- _WHAT THE TASK ASKS_:
Transcribe the listing below from its opening line up to and including the line that contains "from matplotlib.lines import Line2D"; reproduce nothing else.

#####

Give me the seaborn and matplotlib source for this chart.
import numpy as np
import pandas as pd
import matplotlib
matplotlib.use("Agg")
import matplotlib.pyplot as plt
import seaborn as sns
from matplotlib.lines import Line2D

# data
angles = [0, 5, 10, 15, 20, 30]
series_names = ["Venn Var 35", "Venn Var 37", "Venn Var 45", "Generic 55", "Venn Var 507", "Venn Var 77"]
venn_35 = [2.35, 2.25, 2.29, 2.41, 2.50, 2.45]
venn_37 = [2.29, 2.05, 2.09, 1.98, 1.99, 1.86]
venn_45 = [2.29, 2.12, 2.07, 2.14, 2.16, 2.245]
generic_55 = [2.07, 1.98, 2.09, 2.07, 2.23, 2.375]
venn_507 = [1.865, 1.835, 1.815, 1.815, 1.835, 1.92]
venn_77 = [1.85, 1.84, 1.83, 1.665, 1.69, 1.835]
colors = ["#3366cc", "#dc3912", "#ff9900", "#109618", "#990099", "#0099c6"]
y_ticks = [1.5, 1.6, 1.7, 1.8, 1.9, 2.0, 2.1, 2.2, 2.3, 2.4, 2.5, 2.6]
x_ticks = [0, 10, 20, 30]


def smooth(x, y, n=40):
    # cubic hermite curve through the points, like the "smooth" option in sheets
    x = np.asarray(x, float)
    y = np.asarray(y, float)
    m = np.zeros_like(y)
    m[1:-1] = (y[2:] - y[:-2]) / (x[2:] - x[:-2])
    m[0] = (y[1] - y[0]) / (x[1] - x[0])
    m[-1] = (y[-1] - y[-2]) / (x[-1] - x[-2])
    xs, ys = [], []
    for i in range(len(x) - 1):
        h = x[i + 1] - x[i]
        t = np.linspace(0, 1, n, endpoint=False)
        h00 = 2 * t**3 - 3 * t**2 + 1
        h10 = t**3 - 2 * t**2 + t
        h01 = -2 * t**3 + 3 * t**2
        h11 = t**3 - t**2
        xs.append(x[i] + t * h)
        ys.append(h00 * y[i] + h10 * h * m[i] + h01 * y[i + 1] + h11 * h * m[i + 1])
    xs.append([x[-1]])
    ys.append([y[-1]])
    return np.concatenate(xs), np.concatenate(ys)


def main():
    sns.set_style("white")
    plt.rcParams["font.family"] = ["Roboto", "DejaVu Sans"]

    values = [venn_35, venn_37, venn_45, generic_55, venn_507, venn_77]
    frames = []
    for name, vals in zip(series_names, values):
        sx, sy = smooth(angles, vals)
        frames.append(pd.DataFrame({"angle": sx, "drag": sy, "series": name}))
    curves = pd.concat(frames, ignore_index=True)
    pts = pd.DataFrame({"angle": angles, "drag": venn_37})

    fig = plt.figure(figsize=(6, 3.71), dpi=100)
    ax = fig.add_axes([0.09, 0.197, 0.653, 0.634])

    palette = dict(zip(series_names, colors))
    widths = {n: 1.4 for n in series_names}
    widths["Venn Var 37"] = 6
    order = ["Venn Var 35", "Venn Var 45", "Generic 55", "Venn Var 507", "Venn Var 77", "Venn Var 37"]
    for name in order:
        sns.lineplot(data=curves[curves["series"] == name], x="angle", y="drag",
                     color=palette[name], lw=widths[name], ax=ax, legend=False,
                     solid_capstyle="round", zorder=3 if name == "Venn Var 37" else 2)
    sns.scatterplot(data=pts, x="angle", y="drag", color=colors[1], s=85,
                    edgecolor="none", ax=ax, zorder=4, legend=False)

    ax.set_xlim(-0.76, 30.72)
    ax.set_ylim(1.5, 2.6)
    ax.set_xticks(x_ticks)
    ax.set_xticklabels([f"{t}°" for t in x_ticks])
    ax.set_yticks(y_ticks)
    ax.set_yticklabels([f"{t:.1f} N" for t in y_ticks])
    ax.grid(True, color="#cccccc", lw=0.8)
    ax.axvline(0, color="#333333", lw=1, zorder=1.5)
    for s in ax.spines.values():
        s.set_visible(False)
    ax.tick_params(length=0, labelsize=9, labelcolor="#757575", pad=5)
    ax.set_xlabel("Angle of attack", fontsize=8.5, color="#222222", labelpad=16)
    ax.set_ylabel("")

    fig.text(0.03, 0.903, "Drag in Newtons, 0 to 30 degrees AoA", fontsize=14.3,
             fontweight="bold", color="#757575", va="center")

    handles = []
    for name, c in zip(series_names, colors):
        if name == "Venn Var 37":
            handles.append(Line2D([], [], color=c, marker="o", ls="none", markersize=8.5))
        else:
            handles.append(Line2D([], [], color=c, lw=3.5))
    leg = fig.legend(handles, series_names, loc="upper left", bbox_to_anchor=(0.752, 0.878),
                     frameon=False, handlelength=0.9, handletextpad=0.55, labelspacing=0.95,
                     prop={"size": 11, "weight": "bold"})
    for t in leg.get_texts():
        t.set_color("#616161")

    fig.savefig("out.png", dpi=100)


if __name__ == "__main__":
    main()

#####

- _SOLUTION TO THIS PROBLEM_:
Give me the seaborn and matplotlib source for this chart.
import numpy as np
import pandas as pd
import matplotlib
matplotlib.use("Agg")
import matplotlib.pyplot as plt
import seaborn as sns
from matplotlib.lines import Line2D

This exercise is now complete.